Initially, the loss of the zeen from the Diplomacy culture might not seem particularly important. The most significant adjunct to the Judges is the Diplomatic Pouch. Although this started as just an on-line imitation of the (then defunct) Diplomacy World, it has evolved to become not just an online zeen, but a more general resource. However, as with Diplomacy World, it rarely strays beyond its bread and butter of strategy and tactics articles, or other games-related material, nor is there any reason why it should.
The problem is that this model of the hobby (be it online or snail-mail) is games-based. The zeen model is (or can be) people-based. It thus provides an incemtive to stay in the Hobby during periods when your interest in the games has diminished, either temporarily or permenantly (this ties in with Jim-Bob's aim to make TAP into the hobby's leading retirement home for former hobby hacks).The serendipity of coming across a well-written, fannish discussion about something you wouldn't normally read is one of the most significant pleasures of a good zeen. Probably the apogee of this for me was the article by Pete Birks in Greatest Hits which was a ten-page article on the history of the pencil. It was completely irrelevent to a purist games-orientated view of the hobby. But it was entertaining and interesting.
This is a more general problem on the Interenet than just for the games hobby. A lot of Usenet is deathly dull, as it is so subject-orientated (I realise this is tantermount to complaining that ice-cream is cold, or water wet, but there you go). There are a few Usenet groups which have become virtual serendipity providers - uk.media radio.archers, alt.folklore.urban and probably others I'm not aware of -- but they are exceptions. And, as the use of intellegence agents (computer programs that go out and search for things of interest to you, based on your pre-expressed interests) increases, this is going to get worse -- unless they include a "Random Link" button like on the main page of Yahoo, just for the heck of it.

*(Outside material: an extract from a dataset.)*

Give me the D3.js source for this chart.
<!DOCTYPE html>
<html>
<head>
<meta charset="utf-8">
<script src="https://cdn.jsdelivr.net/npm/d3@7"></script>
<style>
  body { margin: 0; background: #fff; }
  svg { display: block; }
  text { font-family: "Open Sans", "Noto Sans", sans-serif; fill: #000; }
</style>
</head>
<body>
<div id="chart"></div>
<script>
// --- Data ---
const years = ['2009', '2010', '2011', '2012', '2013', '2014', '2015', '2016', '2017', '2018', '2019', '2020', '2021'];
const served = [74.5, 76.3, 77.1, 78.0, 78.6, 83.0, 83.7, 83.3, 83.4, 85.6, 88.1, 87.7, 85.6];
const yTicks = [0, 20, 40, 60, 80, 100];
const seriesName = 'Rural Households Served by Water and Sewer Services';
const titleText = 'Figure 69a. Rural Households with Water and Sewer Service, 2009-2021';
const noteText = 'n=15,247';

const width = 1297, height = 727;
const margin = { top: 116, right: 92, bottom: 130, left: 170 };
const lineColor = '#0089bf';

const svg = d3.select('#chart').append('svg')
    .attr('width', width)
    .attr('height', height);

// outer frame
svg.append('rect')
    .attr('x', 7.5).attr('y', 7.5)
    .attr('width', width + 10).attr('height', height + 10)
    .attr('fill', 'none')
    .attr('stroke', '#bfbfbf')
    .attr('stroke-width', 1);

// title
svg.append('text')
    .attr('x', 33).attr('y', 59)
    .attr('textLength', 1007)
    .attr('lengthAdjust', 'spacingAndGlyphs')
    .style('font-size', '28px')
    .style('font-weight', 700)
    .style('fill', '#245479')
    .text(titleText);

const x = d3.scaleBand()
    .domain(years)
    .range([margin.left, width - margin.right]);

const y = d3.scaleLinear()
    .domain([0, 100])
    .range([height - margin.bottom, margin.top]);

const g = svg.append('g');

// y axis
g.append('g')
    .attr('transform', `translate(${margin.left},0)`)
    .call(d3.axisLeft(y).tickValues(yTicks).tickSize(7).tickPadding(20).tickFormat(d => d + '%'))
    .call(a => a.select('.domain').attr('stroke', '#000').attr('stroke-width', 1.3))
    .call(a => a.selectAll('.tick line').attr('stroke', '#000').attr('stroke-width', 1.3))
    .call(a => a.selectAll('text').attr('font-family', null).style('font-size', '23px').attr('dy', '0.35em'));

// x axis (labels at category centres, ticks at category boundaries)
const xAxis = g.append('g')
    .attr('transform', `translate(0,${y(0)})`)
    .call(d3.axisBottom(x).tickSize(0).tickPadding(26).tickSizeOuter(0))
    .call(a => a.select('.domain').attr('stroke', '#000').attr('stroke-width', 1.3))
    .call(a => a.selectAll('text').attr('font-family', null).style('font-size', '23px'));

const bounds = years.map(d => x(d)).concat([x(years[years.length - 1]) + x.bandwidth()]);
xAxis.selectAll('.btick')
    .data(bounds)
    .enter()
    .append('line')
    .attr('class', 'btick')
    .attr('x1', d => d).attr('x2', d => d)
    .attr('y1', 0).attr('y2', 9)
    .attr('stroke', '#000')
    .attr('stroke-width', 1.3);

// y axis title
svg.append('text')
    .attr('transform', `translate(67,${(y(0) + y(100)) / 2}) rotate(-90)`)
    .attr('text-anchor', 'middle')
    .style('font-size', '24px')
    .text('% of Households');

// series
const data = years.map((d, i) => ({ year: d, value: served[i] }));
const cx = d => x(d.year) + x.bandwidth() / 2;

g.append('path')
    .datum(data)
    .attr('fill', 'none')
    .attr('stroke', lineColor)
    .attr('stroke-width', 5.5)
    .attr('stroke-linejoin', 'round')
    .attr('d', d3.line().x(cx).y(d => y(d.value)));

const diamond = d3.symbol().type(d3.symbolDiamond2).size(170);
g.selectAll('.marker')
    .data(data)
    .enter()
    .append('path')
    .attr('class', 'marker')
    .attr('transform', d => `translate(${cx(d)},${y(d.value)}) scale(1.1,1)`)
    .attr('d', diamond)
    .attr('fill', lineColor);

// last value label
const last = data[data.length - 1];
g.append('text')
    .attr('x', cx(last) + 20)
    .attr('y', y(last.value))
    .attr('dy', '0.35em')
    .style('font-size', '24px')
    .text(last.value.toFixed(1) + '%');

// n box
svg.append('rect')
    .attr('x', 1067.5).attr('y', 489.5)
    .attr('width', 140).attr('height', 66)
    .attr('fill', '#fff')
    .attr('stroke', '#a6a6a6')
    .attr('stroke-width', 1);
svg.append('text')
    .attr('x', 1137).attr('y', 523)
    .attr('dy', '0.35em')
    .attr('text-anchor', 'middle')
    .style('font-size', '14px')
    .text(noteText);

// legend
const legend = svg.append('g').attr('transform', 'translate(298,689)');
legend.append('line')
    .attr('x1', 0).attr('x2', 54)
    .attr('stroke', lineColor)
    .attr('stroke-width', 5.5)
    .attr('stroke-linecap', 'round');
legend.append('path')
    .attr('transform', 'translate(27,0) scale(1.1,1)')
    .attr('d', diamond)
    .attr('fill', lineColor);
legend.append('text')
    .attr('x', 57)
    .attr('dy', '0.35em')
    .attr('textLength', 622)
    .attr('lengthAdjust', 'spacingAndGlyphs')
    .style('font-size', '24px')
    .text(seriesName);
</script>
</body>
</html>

Enough rambling. This was originally meant to be a sucint explanation of why I'm not opening any new waiting lists at the moment. Looking back, I'm still not really sure why, except it doesn't "feel right" at the moment. Who knows, maybe it will "feel right" when we get into the New Year. It's not as if I'll be idle anyway, as most of my hobby time will be tied up with handling all the bookings and other assorted admin for Manorcon, taking place for the 15th sucessive year at Birmingham in July 1997.